What is Contract for Differences?
A contract for differences is a financial security that tracks the movements of an underlying asset. For example, a gold CFD moves in tandem with gold prices. Instead of owning an asset, you own a contract that allows you to benefit from any differences that occur in the price. You can trade CFDs, both selling and buying contracts. Additionally, contracts for differences are margined instruments that provide you with leverage.
What is Leverage
Leverage is your ability to increase the amount of capital you are trading using a financial product. For example, you can control up to 400-times the amount of capital that you post on a trade. The normal margin number of 0.25%, reflect the percent of capital you need to post to place a EUR/USD currency trade.

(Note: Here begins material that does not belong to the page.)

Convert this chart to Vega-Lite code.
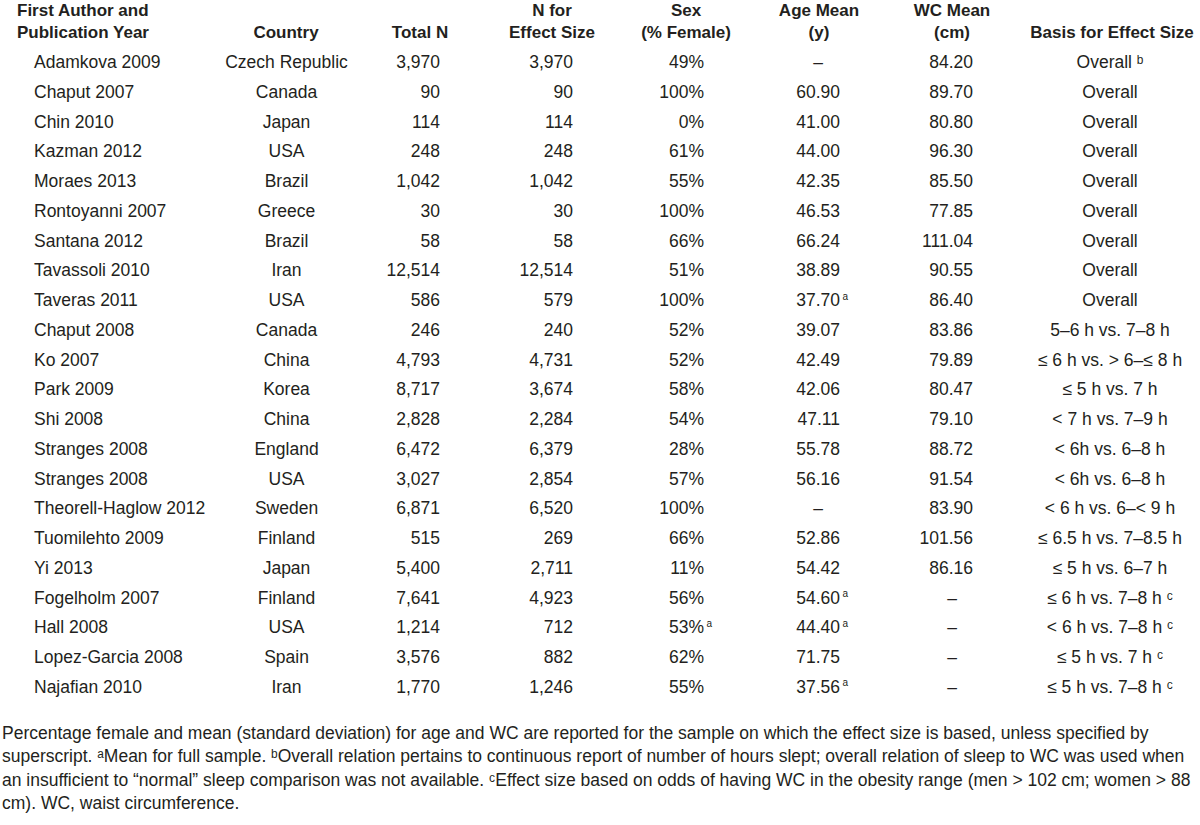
{
  "$schema": "https://vega.github.io/schema/vega-lite/v6.json",
  "width": 1200,
  "height": 825,
  "autosize": {"type": "fit", "contains": "padding"},
  "padding": 0,
  "background": "white",
  "config": {
    "view": {"stroke": null},
    "text": {"font": "Liberation Sans", "fontSize": 17.5, "color": "#231f20", "baseline": "alphabetic"}
  },
  "datasets": {
    "rows": [
      {"i": 1, "author": "Adamkova 2009", "country": "Czech Republic", "total": "3,970", "neff": "3,970", "sex": "49%", "age": "–", "wc": "84.20", "basis": "Overall ᵇ"},
      {"i": 2, "author": "Chaput 2007", "country": "Canada", "total": "90", "neff": "90", "sex": "100%", "age": "60.90", "wc": "89.70", "basis": "Overall"},
      {"i": 3, "author": "Chin 2010", "country": "Japan", "total": "114", "neff": "114", "sex": "0%", "age": "41.00", "wc": "80.80", "basis": "Overall"},
      {"i": 4, "author": "Kazman 2012", "country": "USA", "total": "248", "neff": "248", "sex": "61%", "age": "44.00", "wc": "96.30", "basis": "Overall"},
      {"i": 5, "author": "Moraes 2013", "country": "Brazil", "total": "1,042", "neff": "1,042", "sex": "55%", "age": "42.35", "wc": "85.50", "basis": "Overall"},
      {"i": 6, "author": "Rontoyanni 2007", "country": "Greece", "total": "30", "neff": "30", "sex": "100%", "age": "46.53", "wc": "77.85", "basis": "Overall"},
      {"i": 7, "author": "Santana 2012", "country": "Brazil", "total": "58", "neff": "58", "sex": "66%", "age": "66.24", "wc": "111.04", "basis": "Overall"},
      {"i": 8, "author": "Tavassoli 2010", "country": "Iran", "total": "12,514", "neff": "12,514", "sex": "51%", "age": "38.89", "wc": "90.55", "basis": "Overall"},
      {"i": 9, "author": "Taveras 2011", "country": "USA", "total": "586", "neff": "579", "sex": "100%", "age": "37.70", "ageSup": "a", "wc": "86.40", "basis": "Overall"},
      {"i": 10, "author": "Chaput 2008", "country": "Canada", "total": "246", "neff": "240", "sex": "52%", "age": "39.07", "wc": "83.86", "basis": "5–6 h vs. 7–8 h"},
      {"i": 11, "author": "Ko 2007", "country": "China", "total": "4,793", "neff": "4,731", "sex": "52%", "age": "42.49", "wc": "79.89", "basis": "≤ 6 h vs. > 6–≤ 8 h"},
      {"i": 12, "author": "Park 2009", "country": "Korea", "total": "8,717", "neff": "3,674", "sex": "58%", "age": "42.06", "wc": "80.47", "basis": "≤ 5 h vs. 7 h"},
      {"i": 13, "author": "Shi 2008", "country": "China", "total": "2,828", "neff": "2,284", "sex": "54%", "age": "47.11", "wc": "79.10", "basis": "< 7 h vs. 7–9 h"},
      {"i": 14, "author": "Stranges 2008", "country": "England", "total": "6,472", "neff": "6,379", "sex": "28%", "age": "55.78", "wc": "88.72", "basis": "< 6h vs. 6–8 h"},
      {"i": 15, "author": "Stranges 2008", "country": "USA", "total": "3,027", "neff": "2,854", "sex": "57%", "age": "56.16", "wc": "91.54", "basis": "< 6h vs. 6–8 h"},
      {"i": 16, "author": "Theorell-Haglow 2012", "country": "Sweden", "total": "6,871", "neff": "6,520", "sex": "100%", "age": "–", "wc": "83.90", "basis": "< 6 h vs. 6–< 9 h"},
      {"i": 17, "author": "Tuomilehto 2009", "country": "Finland", "total": "515", "neff": "269", "sex": "66%", "age": "52.86", "wc": "101.56", "basis": "≤ 6.5 h vs. 7–8.5 h"},
      {"i": 18, "author": "Yi 2013", "country": "Japan", "total": "5,400", "neff": "2,711", "sex": "11%", "age": "54.42", "wc": "86.16", "basis": "≤ 5 h vs. 6–7 h"},
      {"i": 19, "author": "Fogelholm 2007", "country": "Finland", "total": "7,641", "neff": "4,923", "sex": "56%", "age": "54.60", "ageSup": "a", "wc": "–", "basis": "≤ 6 h vs. 7–8 h ᶜ"},
      {"i": 20, "author": "Hall 2008", "country": "USA", "total": "1,214", "neff": "712", "sex": "53%", "sexSup": "a", "age": "44.40", "ageSup": "a", "wc": "–", "basis": "< 6 h vs. 7–8 h ᶜ"},
      {"i": 21, "author": "Lopez-Garcia 2008", "country": "Spain", "total": "3,576", "neff": "882", "sex": "62%", "age": "71.75", "wc": "–", "basis": "≤ 5 h vs. 7 h ᶜ"},
      {"i": 22, "author": "Najafian 2010", "country": "Iran", "total": "1,770", "neff": "1,246", "sex": "55%", "age": "37.56", "ageSup": "a", "wc": "–", "basis": "≤ 5 h vs. 7–8 h ᶜ"}
    ],
    "head": [
      {"key": "author", "h": "First Author and\nPublication Year"},
      {"key": "country", "h": "\nCountry"},
      {"key": "total", "h": "\nTotal N"},
      {"key": "neff", "h": "N for\nEffect Size"},
      {"key": "sex", "h": "Sex\n(% Female)"},
      {"key": "age", "h": "Age Mean\n(y)"},
      {"key": "wc", "h": "WC Mean\n(cm)"},
      {"key": "basis", "h": "\nBasis for Effect Size"}
    ],
    "notes": [
      {"t": "Percentage female and mean (standard deviation) for age and WC are reported for the sample on which the effect size is based, unless specified by\nsuperscript. ᵃMean for full sample. ᵇOverall relation pertains to continuous report of number of hours slept; overall relation of sleep to WC was used when\nan insufficient to “normal” sleep comparison was not available. ᶜEffect size based on odds of having WC in the obesity range (men > 102 cm; women > 88\ncm). WC, waist circumference."}
    ]
  },
  "layer": [
    {"data": {"name": "rows"}, "mark": {"type": "text", "align": "left"},
     "encoding": {"x": {"datum": 34, "type": "quantitative", "scale": {"domain": [0, 1200], "nice": false}, "axis": null},
                  "y": {"field": "i", "type": "quantitative", "scale": {"domain": [1, 22], "range": [68, 692.75], "nice": false, "zero": false}, "axis": null},
                  "text": {"field": "author"}}},
    {"data": {"name": "rows"}, "mark": {"type": "text", "align": "center"},
     "encoding": {"x": {"datum": 286.5, "type": "quantitative", "scale": {"domain": [0, 1200], "nice": false}, "axis": null},
                  "y": {"field": "i", "type": "quantitative", "scale": {"domain": [1, 22], "range": [68, 692.75], "nice": false, "zero": false}, "axis": null},
                  "text": {"field": "country"}}},
    {"data": {"name": "rows"}, "mark": {"type": "text", "align": "right"},
     "encoding": {"x": {"datum": 440, "type": "quantitative", "scale": {"domain": [0, 1200], "nice": false}, "axis": null},
                  "y": {"field": "i", "type": "quantitative", "scale": {"domain": [1, 22], "range": [68, 692.75], "nice": false, "zero": false}, "axis": null},
                  "text": {"field": "total"}}},
    {"data": {"name": "rows"}, "mark": {"type": "text", "align": "right"},
     "encoding": {"x": {"datum": 573, "type": "quantitative", "scale": {"domain": [0, 1200], "nice": false}, "axis": null},
                  "y": {"field": "i", "type": "quantitative", "scale": {"domain": [1, 22], "range": [68, 692.75], "nice": false, "zero": false}, "axis": null},
                  "text": {"field": "neff"}}},
    {"data": {"name": "rows"}, "mark": {"type": "text", "align": "right"},
     "encoding": {"x": {"datum": 704, "type": "quantitative", "scale": {"domain": [0, 1200], "nice": false}, "axis": null},
                  "y": {"field": "i", "type": "quantitative", "scale": {"domain": [1, 22], "range": [68, 692.75], "nice": false, "zero": false}, "axis": null},
                  "text": {"field": "sex"}}},
    {"data": {"name": "rows"}, "transform": [{"filter": "isValid(datum.sexSup)"}], "mark": {"type": "text", "align": "left", "fontSize": 10, "dy": -6.5},
     "encoding": {"x": {"datum": 706.5, "type": "quantitative", "scale": {"domain": [0, 1200], "nice": false}, "axis": null},
                  "y": {"field": "i", "type": "quantitative", "scale": {"domain": [1, 22], "range": [68, 692.75], "nice": false, "zero": false}, "axis": null},
                  "text": {"field": "sexSup"}}},
    {"data": {"name": "rows"}, "transform": [{"filter": "datum.age != '–'"}], "mark": {"type": "text", "align": "right"},
     "encoding": {"x": {"datum": 840, "type": "quantitative", "scale": {"domain": [0, 1200], "nice": false}, "axis": null},
                  "y": {"field": "i", "type": "quantitative", "scale": {"domain": [1, 22], "range": [68, 692.75], "nice": false, "zero": false}, "axis": null},
                  "text": {"field": "age"}}},
    {"data": {"name": "rows"}, "transform": [{"filter": "datum.age == '–'"}], "mark": {"type": "text", "align": "center"},
     "encoding": {"x": {"datum": 818, "type": "quantitative", "scale": {"domain": [0, 1200], "nice": false}, "axis": null},
                  "y": {"field": "i", "type": "quantitative", "scale": {"domain": [1, 22], "range": [68, 692.75], "nice": false, "zero": false}, "axis": null},
                  "text": {"field": "age"}}},
    {"data": {"name": "rows"}, "transform": [{"filter": "isValid(datum.ageSup)"}], "mark": {"type": "text", "align": "left", "fontSize": 10, "dy": -6.5},
     "encoding": {"x": {"datum": 842.5, "type": "quantitative", "scale": {"domain": [0, 1200], "nice": false}, "axis": null},
                  "y": {"field": "i", "type": "quantitative", "scale": {"domain": [1, 22], "range": [68, 692.75], "nice": false, "zero": false}, "axis": null},
                  "text": {"field": "ageSup"}}},
    {"data": {"name": "rows"}, "transform": [{"filter": "datum.wc != '–'"}], "mark": {"type": "text", "align": "right"},
     "encoding": {"x": {"datum": 973, "type": "quantitative", "scale": {"domain": [0, 1200], "nice": false}, "axis": null},
                  "y": {"field": "i", "type": "quantitative", "scale": {"domain": [1, 22], "range": [68, 692.75], "nice": false, "zero": false}, "axis": null},
                  "text": {"field": "wc"}}},
    {"data": {"name": "rows"}, "transform": [{"filter": "datum.wc == '–'"}], "mark": {"type": "text", "align": "center"},
     "encoding": {"x": {"datum": 952, "type": "quantitative", "scale": {"domain": [0, 1200], "nice": false}, "axis": null},
                  "y": {"field": "i", "type": "quantitative", "scale": {"domain": [1, 22], "range": [68, 692.75], "nice": false, "zero": false}, "axis": null},
                  "text": {"field": "wc"}}},
    {"data": {"name": "rows"}, "mark": {"type": "text", "align": "center"},
     "encoding": {"x": {"datum": 1110, "type": "quantitative", "scale": {"domain": [0, 1200], "nice": false}, "axis": null},
                  "y": {"field": "i", "type": "quantitative", "scale": {"domain": [1, 22], "range": [68, 692.75], "nice": false, "zero": false}, "axis": null},
                  "text": {"field": "basis"}}},
    {"data": {"name": "head"}, "transform": [{"filter": "datum.key == 'author'"}], "mark": {"type": "text", "align": "left", "fontWeight": "bold", "fontSize": 17, "lineBreak": "\n", "lineHeight": 22},
     "encoding": {"x": {"datum": 17, "type": "quantitative", "scale": {"domain": [0, 1200], "nice": false}, "axis": null},
                  "y": {"datum": -0.758, "type": "quantitative", "scale": {"domain": [1, 22], "range": [68, 692.75], "nice": false, "zero": false}, "axis": null},
                  "text": {"field": "h"}}},
    {"data": {"name": "head"}, "transform": [{"filter": "datum.key == 'country'"}], "mark": {"type": "text", "align": "center", "fontWeight": "bold", "fontSize": 17, "lineBreak": "\n", "lineHeight": 22},
     "encoding": {"x": {"datum": 286, "type": "quantitative", "scale": {"domain": [0, 1200], "nice": false}, "axis": null},
                  "y": {"datum": -0.758, "type": "quantitative", "scale": {"domain": [1, 22], "range": [68, 692.75], "nice": false, "zero": false}, "axis": null},
                  "text": {"field": "h"}}},
    {"data": {"name": "head"}, "transform": [{"filter": "datum.key == 'total'"}], "mark": {"type": "text", "align": "center", "fontWeight": "bold", "fontSize": 17, "lineBreak": "\n", "lineHeight": 22},
     "encoding": {"x": {"datum": 420, "type": "quantitative", "scale": {"domain": [0, 1200], "nice": false}, "axis": null},
                  "y": {"datum": -0.758, "type": "quantitative", "scale": {"domain": [1, 22], "range": [68, 692.75], "nice": false, "zero": false}, "axis": null},
                  "text": {"field": "h"}}},
    {"data": {"name": "head"}, "transform": [{"filter": "datum.key == 'neff'"}], "mark": {"type": "text", "align": "center", "fontWeight": "bold", "fontSize": 17, "lineBreak": "\n", "lineHeight": 22},
     "encoding": {"x": {"datum": 552, "type": "quantitative", "scale": {"domain": [0, 1200], "nice": false}, "axis": null},
                  "y": {"datum": -0.758, "type": "quantitative", "scale": {"domain": [1, 22], "range": [68, 692.75], "nice": false, "zero": false}, "axis": null},
                  "text": {"field": "h"}}},
    {"data": {"name": "head"}, "transform": [{"filter": "datum.key == 'sex'"}], "mark": {"type": "text", "align": "center", "fontWeight": "bold", "fontSize": 17, "lineBreak": "\n", "lineHeight": 22},
     "encoding": {"x": {"datum": 686, "type": "quantitative", "scale": {"domain": [0, 1200], "nice": false}, "axis": null},
                  "y": {"datum": -0.758, "type": "quantitative", "scale": {"domain": [1, 22], "range": [68, 692.75], "nice": false, "zero": false}, "axis": null},
                  "text": {"field": "h"}}},
    {"data": {"name": "head"}, "transform": [{"filter": "datum.key == 'age'"}], "mark": {"type": "text", "align": "center", "fontWeight": "bold", "fontSize": 17, "lineBreak": "\n", "lineHeight": 22},
     "encoding": {"x": {"datum": 819, "type": "quantitative", "scale": {"domain": [0, 1200], "nice": false}, "axis": null},
                  "y": {"datum": -0.758, "type": "quantitative", "scale": {"domain": [1, 22], "range": [68, 692.75], "nice": false, "zero": false}, "axis": null},
                  "text": {"field": "h"}}},
    {"data": {"name": "head"}, "transform": [{"filter": "datum.key == 'wc'"}], "mark": {"type": "text", "align": "center", "fontWeight": "bold", "fontSize": 17, "lineBreak": "\n", "lineHeight": 22},
     "encoding": {"x": {"datum": 952, "type": "quantitative", "scale": {"domain": [0, 1200], "nice": false}, "axis": null},
                  "y": {"datum": -0.758, "type": "quantitative", "scale": {"domain": [1, 22], "range": [68, 692.75], "nice": false, "zero": false}, "axis": null},
                  "text": {"field": "h"}}},
    {"data": {"name": "head"}, "transform": [{"filter": "datum.key == 'basis'"}], "mark": {"type": "text", "align": "center", "fontWeight": "bold", "fontSize": 17, "lineBreak": "\n", "lineHeight": 22},
     "encoding": {"x": {"datum": 1112, "type": "quantitative", "scale": {"domain": [0, 1200], "nice": false}, "axis": null},
                  "y": {"datum": -0.758, "type": "quantitative", "scale": {"domain": [1, 22], "range": [68, 692.75], "nice": false, "zero": false}, "axis": null},
                  "text": {"field": "h"}}},
    {"data": {"name": "notes"}, "mark": {"type": "text", "align": "left", "lineBreak": "\n", "lineHeight": 23.4},
     "encoding": {"x": {"datum": 2, "type": "quantitative", "scale": {"domain": [0, 1200], "nice": false}, "axis": null},
                  "y": {"datum": 23.55, "type": "quantitative", "scale": {"domain": [1, 22], "range": [68, 692.75], "nice": false, "zero": false}, "axis": null},
                  "text": {"field": "t"}}}
  ]
}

The leverage that you experience can increase the rate of return you experience. For example, if you post $100 and leverage 100-1, you can control $10,000. If you make 1% on a trade, your return on your posted investment is 100% ($100 / $100). Remember, leverage is a double-edged sword. You can also lose 100% of your investment with a 1% adverse move in the security you are trading.
The leverage your broker will provide is based on the volatility of the underlying security. For example, cryptocurrencies, can experience historical volatility that is larger than the volatility experienced in sovereign currency trading. Therefore the maximum leverage for most cryptocurrencies is near 10-1 compared to 400-1 for sovereign currencies.
Why Are CFDs Beneficial?
Since you can use leverage to trade CFDs and don’t have to post the amount of capital you would need to purchase shares or currencies, you can more efficiently allocate your assets. Generally, when you purchase stocks, you need to post nearly all the value to trade the stock. This could create a situation where most of the capital you hold is allocated to purchasing stocks. Instead, if you use CFDs, you can allocate capital to multiple strategies. You can even use CFDs to emulate a buy and hold strategy.
CFDs are financial securities that allow you to invest in the capital markets. The benefits of using CFDs is that they provide leverage. Leverage is used in conjunction with a margin account. Your broker will allow you to post a portion of the value of the CFD, which can enhance your returns. By only posting a portion of the capital you need to control larger notional amounts of capital, you can invest in many strategies. You can even emulate a standard buy and hold strategy using CFDs. The leverage that you are offered to trade will be dependent on the volatility of the underlying product that you are trading. Generally, the higher the volatility of the asset, the lower the leverage that is offered. Remember, leverage is a double edge sword. Not only can you enhance your returns, you are also increasing your risk and your potential loss.